For most of the century shipwrecks were rare – usually caused by exceptional circumstances.

War

In 1917 the German raider Wolf reached New Zealand waters and laid mines. Three ships were sunk without loss of life. However, in June 1918 the trans-Tasman liner Wimmera hit mines laid by the Wolf, and 26 people died.

On 19 June 1940 a German raider, the Orion, sank the 13,000-ton trans-Pacific liner Niagara. The ship took with her 590 gold bars and the ship’s cat, but all people aboard were saved. A month later the Orion sank the freighter Turakina, with the loss of 35 lives. On 27 November 1940 it sank the 16,737-ton passenger liner Rangitane. Seven passengers and eight of the crew died.

Post-war incidents

In the 30 years after the Second World War there were several maritime incidents. In her first post-war voyage from Sydney to Wellington the liner Wanganella ran aground on Barrett Reef at the entrance to Wellington Harbour on 19 January 1947. It was almost two years before she was fully repaired.

In less than a decade three modern cargo carriers sank with loss of life:

  • On 24 November 1959 the Holmglen sank off Timaru with all 15 lives lost. The cause was never determined, although it was possibly the shifting of deck cargo.
  • The Kaitawa, a collier, sank some 15 kilometres south-west of Cape Rēinga on 23 May 1966. All 29 crew died.
  • On 13 June 1968 the wheat-carrying coaster Maranui sank off the Coromandel Peninsula when her cargo shifted in a storm. Nine of the crew drowned.

Wahine

On the morning of 10 April 1968 a tropical cyclone sweeping south met a southerly front, producing freak winds of up to 125 knots around Cook Strait. The Christchurch–Wellington ferry Wahine was driven onto Barrett Reef, at the entrance to Wellington Harbour.

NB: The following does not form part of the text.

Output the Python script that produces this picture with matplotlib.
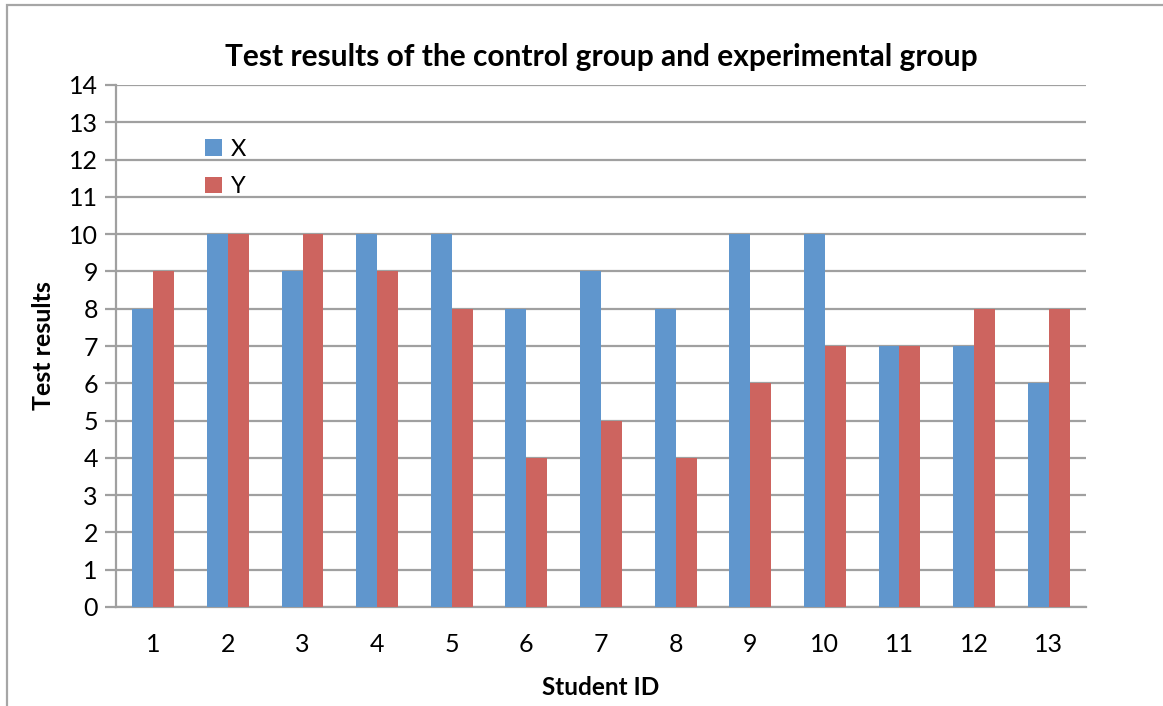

Its starboard propeller was knocked off in collision with the reef, and its port engine was out of action. The 8,948-ton vessel drifted into the harbour before leaning to starboard. Because of the heavy list, only four of the eight lifeboats could be launched, and most of the inflatable life rafts flipped in the savage seas.

The Wahine finally capsized at 2.30 p.m. Most deaths occurred on the Eastbourne side of the harbour, where people were driven against sharp rocks by the waves. Of the 734 passengers and crew, 51 died that day, another died several weeks later and a 53rd victim died in 1990 from injuries sustained in the wreck.